Cilastatin inhibits the human enzyme dehydropeptidase.

Cilastatin is a therapeutic alternative on the World Health Organization's List of Essential Medicines.

==Uses==
Dehydropeptidase is an enzyme found in the kidney and is responsible for degrading the antibiotic imipenem. Cilastatin can therefore be combined intravenously with imipenem in order to protect it from degradation, prolonging its antibacterial effect.

Imipenem alone is an effective antibiotic and can be given without cilastatin.
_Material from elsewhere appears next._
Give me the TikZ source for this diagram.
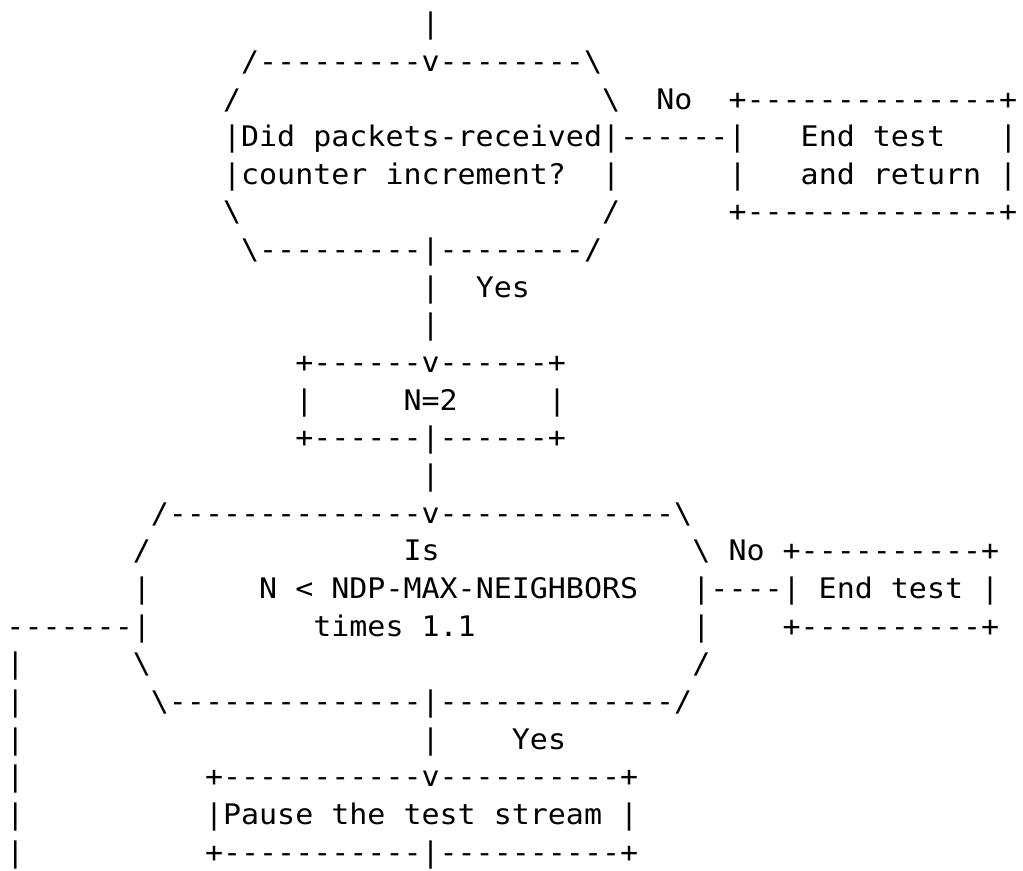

Cilastatin itself does not have antibiotic activity, although it has been proved to be active against a zinc-dependent beta-lactamase that usually confers antibiotic resistance to certain bacteria, more precisely, the carbapenem family of antibiotics. This property is due to the physicochemical similarities between membrane dipeptidase (MDP), the compound it is usually set to target, and the bacterial metallo-beta-lactamase carried by the CphA gene. The combination allows the antibiotic to be more effective by changing the pharmacokinetics involved. Thus imipenem/cilastatin, like amoxicillin/clavulanic acid, is a commonly used combination product.